Anyone remember GAN? With enough iterations with a discriminator, we're gonna see more AI generated videos that are harder and harder to distinguish from real ones. What then?
Funny enough, this also seems to directly contrast Google's effort towards generating videos with better quality.
Hopefully this will also include human-generated content with AI scripts, which are not that hard to detect but require a certain amount of wasted time listening to the slop before I skip the video.
Just a heads up that Deezer has been tagging AI music already: https://business.deezer.com/ai-detection/
Gemini already labels images with a watermark even if you are using plain text on an original photo or template.
Basically forces me to use image editing software for something that could be greatly streamlined.
The dangers is videos that slip through the cracks, they get an indirect seal of being non AI.
Children and seniors are victimized by AI content on a huge scale. Regular adults like most of us here don't ever get such videos in their feeds.
I saw kids spend many hours a day watching automatically generated videos. Not always AI-generated, sometimes it's AI-assisted and procedurally generated.

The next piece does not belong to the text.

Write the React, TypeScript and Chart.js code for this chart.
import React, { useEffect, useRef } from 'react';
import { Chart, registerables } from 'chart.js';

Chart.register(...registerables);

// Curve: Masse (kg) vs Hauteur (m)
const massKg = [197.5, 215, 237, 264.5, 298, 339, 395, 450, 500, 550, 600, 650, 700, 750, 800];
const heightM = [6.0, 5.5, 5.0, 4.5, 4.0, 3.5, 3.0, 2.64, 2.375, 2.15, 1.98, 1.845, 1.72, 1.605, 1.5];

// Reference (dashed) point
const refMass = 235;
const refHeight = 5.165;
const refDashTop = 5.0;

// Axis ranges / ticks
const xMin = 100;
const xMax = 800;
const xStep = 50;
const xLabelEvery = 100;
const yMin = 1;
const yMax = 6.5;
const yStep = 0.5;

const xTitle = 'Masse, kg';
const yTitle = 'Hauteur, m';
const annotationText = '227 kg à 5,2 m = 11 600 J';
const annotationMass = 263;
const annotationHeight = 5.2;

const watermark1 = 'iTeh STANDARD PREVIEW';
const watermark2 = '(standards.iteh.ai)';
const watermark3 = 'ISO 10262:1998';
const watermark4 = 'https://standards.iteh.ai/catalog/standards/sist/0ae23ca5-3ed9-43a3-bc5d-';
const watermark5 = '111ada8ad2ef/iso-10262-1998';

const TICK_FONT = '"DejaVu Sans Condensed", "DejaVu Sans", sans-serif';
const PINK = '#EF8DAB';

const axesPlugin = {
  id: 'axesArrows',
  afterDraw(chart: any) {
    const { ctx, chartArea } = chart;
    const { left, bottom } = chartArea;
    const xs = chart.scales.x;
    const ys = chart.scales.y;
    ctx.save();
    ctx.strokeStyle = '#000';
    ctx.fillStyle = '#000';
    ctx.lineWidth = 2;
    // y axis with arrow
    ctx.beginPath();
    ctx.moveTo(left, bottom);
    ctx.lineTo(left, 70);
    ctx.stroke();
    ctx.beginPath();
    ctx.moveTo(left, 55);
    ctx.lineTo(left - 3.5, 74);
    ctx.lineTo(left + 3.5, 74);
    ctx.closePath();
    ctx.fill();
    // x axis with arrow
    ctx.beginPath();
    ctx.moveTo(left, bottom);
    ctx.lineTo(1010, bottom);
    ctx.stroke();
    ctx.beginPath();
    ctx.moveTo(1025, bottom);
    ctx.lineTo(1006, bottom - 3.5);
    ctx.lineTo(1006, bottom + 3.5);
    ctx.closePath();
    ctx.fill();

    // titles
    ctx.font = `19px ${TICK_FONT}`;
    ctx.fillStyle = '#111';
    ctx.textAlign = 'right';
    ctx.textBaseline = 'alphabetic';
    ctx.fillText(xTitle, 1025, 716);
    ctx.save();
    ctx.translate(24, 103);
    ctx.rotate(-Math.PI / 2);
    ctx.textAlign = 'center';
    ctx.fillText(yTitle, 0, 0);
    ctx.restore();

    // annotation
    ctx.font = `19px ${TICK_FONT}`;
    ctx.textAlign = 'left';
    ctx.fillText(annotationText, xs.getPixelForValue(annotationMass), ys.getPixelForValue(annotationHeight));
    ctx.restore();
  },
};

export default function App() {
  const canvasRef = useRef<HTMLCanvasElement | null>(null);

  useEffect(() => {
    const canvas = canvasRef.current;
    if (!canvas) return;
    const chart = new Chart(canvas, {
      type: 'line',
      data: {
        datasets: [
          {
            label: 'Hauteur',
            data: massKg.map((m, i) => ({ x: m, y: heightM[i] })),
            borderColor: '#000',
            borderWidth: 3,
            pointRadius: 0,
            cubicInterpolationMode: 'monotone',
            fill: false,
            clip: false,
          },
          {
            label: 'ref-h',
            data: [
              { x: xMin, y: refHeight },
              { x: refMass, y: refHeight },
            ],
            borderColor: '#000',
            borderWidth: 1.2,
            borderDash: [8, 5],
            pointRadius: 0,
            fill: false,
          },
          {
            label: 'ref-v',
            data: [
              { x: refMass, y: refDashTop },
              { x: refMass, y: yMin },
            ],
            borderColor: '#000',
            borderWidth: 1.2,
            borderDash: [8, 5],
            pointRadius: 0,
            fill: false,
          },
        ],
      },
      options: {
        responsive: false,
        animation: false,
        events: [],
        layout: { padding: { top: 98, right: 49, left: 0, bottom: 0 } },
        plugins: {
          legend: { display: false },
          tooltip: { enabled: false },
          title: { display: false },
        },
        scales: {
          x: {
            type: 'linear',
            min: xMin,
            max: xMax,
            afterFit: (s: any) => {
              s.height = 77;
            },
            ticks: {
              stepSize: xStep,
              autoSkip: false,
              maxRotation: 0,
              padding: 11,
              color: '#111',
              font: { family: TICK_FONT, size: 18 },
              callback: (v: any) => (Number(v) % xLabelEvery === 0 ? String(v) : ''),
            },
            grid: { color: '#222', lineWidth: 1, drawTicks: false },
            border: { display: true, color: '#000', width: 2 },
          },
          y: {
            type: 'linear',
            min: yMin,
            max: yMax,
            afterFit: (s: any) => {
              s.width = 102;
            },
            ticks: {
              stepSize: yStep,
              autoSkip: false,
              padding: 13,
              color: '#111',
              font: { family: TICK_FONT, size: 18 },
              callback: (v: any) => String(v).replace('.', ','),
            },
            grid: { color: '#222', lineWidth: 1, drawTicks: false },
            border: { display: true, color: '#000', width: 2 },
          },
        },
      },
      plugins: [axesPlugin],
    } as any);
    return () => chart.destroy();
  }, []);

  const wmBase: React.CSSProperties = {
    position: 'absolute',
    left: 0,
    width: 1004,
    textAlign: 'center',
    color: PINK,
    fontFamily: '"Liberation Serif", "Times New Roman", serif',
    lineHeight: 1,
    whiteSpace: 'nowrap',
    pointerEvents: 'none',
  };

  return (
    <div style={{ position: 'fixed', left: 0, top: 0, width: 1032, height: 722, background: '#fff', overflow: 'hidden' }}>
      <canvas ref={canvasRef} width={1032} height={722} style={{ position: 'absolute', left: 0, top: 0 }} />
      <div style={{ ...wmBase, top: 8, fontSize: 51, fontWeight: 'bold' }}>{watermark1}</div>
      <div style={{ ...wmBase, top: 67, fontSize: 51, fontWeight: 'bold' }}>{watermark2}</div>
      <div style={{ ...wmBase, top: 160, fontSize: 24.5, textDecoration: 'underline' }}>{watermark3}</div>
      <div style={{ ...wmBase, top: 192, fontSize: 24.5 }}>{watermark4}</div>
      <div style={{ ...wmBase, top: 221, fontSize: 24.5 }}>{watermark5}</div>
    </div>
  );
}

It is quite unbelievable how vulnerable weaker minds, for the lack of a better term, are to AI content.
I saw a group of 3-8 yo kids spend hours watching obviously procedurally generated content that is completely random and contentless: it was more about an intense rhythm, imagery of violence (animated stick figure motorcycle accidents with blood and slow-down effects at random points), a lot of movement, chaos, very short inserts of people laughing hysterically on some middle-eastern tv show and similar. Brainrot doesn't feel like hyperbole for this content.
Another time, I saw an 80 yo lady watch a doctor sit in front of the camera and speak about a health topic for 45 minutes straight. Only it's not an actual person, but a convincing AI avatar: his gestures and face match what he is saying, the voice is convincing too, but for the 45mn he doesn't make any movement that is not a gesture lastin 1-3 seconds. And his tone of voice has no variation that is longer than a few seconds either. If you fast forward, he always looks the same. It's all extremely monotonic. The lady couldn't believe that it's not a real person.
Currently, AI videos are a gold mine for black hats.